Hondura : Thanks darling. You are so understanding. I wish my fat lady would also behave similarly.
Regina : You should not say like that. May be some day I will also get fat. I am thin because I am just 30 and your women is 47
Hondura : No my dear I have seen your photo. You will remain as smart as you are now. Oh I like those shapely figure of yours. Your bust line, waste and hips are just great. It must be a teaser for all men around you 
Regina : You are sweet talker. I don't trust one word you say.
Hondura : You will when some day I will come to your town and whisper this in your ears with my arms around your waste
Regina : When are you coming to Guadalajara
Hondura : Give me a few weeks to tell you that. I myself am desperate to see you and we have to get a bit more intimate than you allowed me to go last time


----------



## 2Daughters (May 13, 2010)

You definitely need to save that for your lawyer...and any others you come across, they will come in handy.


----------



## HappyHer (Nov 12, 2009)

Confront him and don't take any guff from him about it. The fact that he hasn't seen her in person yet just means he hasn't physically cheated, but everything else he was talking about is definitely cheating and a betrayal, not to mention insulting calling you fat.


----------



## Atholk (Jul 25, 2009)

Keylogger the computer and find out the depth of the rabbit hole. Google Spector Pro.


----------



## OneMarriedGuy (Apr 5, 2010)

HappyHer said:


> Confront him and don't take any guff from him about it. The fact that he hasn't seen her in person yet just means he hasn't physically cheated, but everything else he was talking about is definitely cheating and a betrayal, not to mention insulting calling you fat.

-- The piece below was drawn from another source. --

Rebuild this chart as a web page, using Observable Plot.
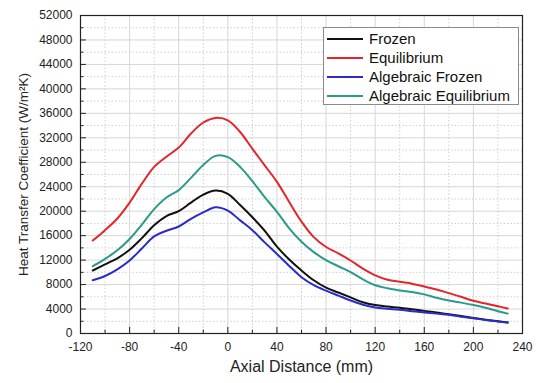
<!DOCTYPE html>
<html>
<head>
<meta charset="utf-8">
<script src="https://cdn.jsdelivr.net/npm/d3@7"></script>
<script src="https://cdn.jsdelivr.net/npm/@observablehq/plot@0.6"></script>
<style>
  body { margin: 0; background: #fff; }
  #wrap { position: relative; width: 539px; height: 383px; font-family: "Liberation Sans", Arial, sans-serif; }
  #legend { position: absolute; left: 323px; top: 27px; width: 194px; height: 76px; border: 1px solid #8a8a8a; background: #fff; }
  .row { position: absolute; left: 0; height: 19px; display: flex; align-items: center; font-size: 15px; color: #111; }
  .row svg { margin-left: 3px; margin-right: 6px; }
</style>
</head>
<body>
<div id="wrap"></div>
<script>
const xs = [-110,-100,-90,-80,-70,-60,-50,-40,-30,-20,-10,0,10,20,30,40,50,60,70,80,90,100,110,120,130,140,150,160,170,180,190,200,210,220,228];
const frozen = [10300,11300,12300,13700,15600,17700,19200,20000,21400,22700,23380,22850,21000,19000,16800,14200,12100,10300,8700,7500,6700,5900,5100,4650,4400,4200,3950,3700,3450,3150,2850,2550,2250,2000,1800];
const equilibrium = [15200,16900,18800,21400,24500,27250,28900,30400,32700,34500,35250,34850,32950,30200,27500,24800,21500,18300,15760,14150,13100,11940,10600,9500,8800,8450,8150,7700,7200,6600,6000,5350,4900,4450,4100];
const algFrozen = [8700,9400,10500,11950,13900,15880,16800,17500,18760,19800,20650,20100,18500,16900,14900,13000,11050,9200,7900,7000,6200,5400,4700,4250,4050,3900,3650,3450,3250,3050,2750,2500,2200,1950,1800];
const algEquilibrium = [11000,12200,13600,15450,17800,20350,22250,23450,25450,27550,29050,28850,27250,24900,22300,19900,17200,15000,13300,12000,11000,10030,8850,7900,7400,7050,6780,6400,5850,5400,5050,4650,4200,3650,3250];

const seriesNames = ["Frozen", "Equilibrium", "Algebraic Frozen", "Algebraic Equilibrium"];
const seriesValues = [frozen, equilibrium, algFrozen, algEquilibrium];
const seriesColors = ["#111111", "#e2262b", "#2b2bc8", "#2a9a8b"];

const yMajor = d3.range(0, 52001, 4000);
const yMinor = d3.range(2000, 52000, 4000);
const xMajor = d3.range(-120, 241, 40);
const xMinor = d3.range(-100, 240, 40);

const data = [];
seriesValues.forEach((vals, i) => vals.forEach((v, j) => data.push({x: xs[j], y: v, s: seriesNames[i]})));

const fmt = d => String(d);

const plot = Plot.plot({
  width: 539,
  height: 383,
  marginLeft: 80,
  marginRight: 17,
  marginTop: 15,
  marginBottom: 50,
  style: {fontFamily: '"Liberation Sans", Arial, sans-serif', fontSize: "12px", color: "#222", background: "#fff"},
  x: {domain: [-120, 240]},
  y: {domain: [0, 52000]},
  color: {domain: seriesNames, range: seriesColors},
  marks: [
    Plot.ruleY(yMajor, {stroke: "#d6d6d6", strokeWidth: 1}),
    Plot.ruleY(yMinor, {stroke: "#cfcfcf", strokeWidth: 1, strokeDasharray: "1.5,2"}),
    Plot.ruleX(xMajor, {stroke: "#d6d6d6", strokeWidth: 1}),
    Plot.ruleX(xMinor, {stroke: "#cfcfcf", strokeWidth: 1, strokeDasharray: "1.5,2"}),
    Plot.line(data, {x: "x", y: "y", z: "s", stroke: "s", strokeWidth: 2, curve: "catmull-rom"}),
    Plot.ruleY(yMajor, {x1: -120, x2: -115.2, stroke: "#222", strokeWidth: 1}),
    Plot.ruleY(yMinor, {x1: -120, x2: -117.2, stroke: "#222", strokeWidth: 1}),
    Plot.ruleX(xMajor, {y1: 0, y2: 980, stroke: "#222", strokeWidth: 1}),
    Plot.ruleX(xMinor, {y1: 0, y2: 560, stroke: "#222", strokeWidth: 1}),
    Plot.frame({stroke: "#222", strokeWidth: 1.2}),
    Plot.axisY(yMajor, {tickSize: 0, tickPadding: 8, tickFormat: fmt, label: null, fontSize: 12}),
    Plot.axisX(xMajor, {tickSize: 0, tickPadding: 9, tickFormat: fmt, label: null, fontSize: 12}),
    Plot.text(["Axial Distance (mm)"], {frameAnchor: "bottom", dy: 38, fontSize: 16, fill: "#222"}),
    Plot.text(["Heat Transfer Coefficient (W/m²K)"], {frameAnchor: "left", dx: -57, rotate: -90, textAnchor: "middle", fontSize: 13.5, fill: "#222"})
  ]
});

const wrap = document.getElementById("wrap");
wrap.appendChild(plot);

const legend = document.createElement("div");
legend.id = "legend";
seriesNames.forEach((name, i) => {
  const row = document.createElement("div");
  row.className = "row";
  row.style.top = (1 + i * 19) + "px";
  row.innerHTML = `<svg width="36" height="4"><line x1="0" x2="36" y1="2" y2="2" stroke="${seriesColors[i]}" stroke-width="2"/></svg><span>${name}</span>`;
  legend.appendChild(row);
});
wrap.appendChild(legend);
</script>
</body>
</html>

Not certain why you say he hasn't seen her in person yet? "...we have to get a bit more intimate than you allowed me to go last time "

THEY ALL GET MAD WHEN YOU CATCH THEM!!! THEY ALL TRY TO TURN IT ON YOU NOT TRUSTING AND BEING SNEAKY AND BUTTING INTO THEIR PRIVATE LIVES!

Expect it, don't go for it, be ready for it...confront him. Not doing so at this point is simply allowing it to continue and get worse. He is spitting on you, unless you are content to allow that to happen until he leaves read other posts on this forum, learn and confront.


----------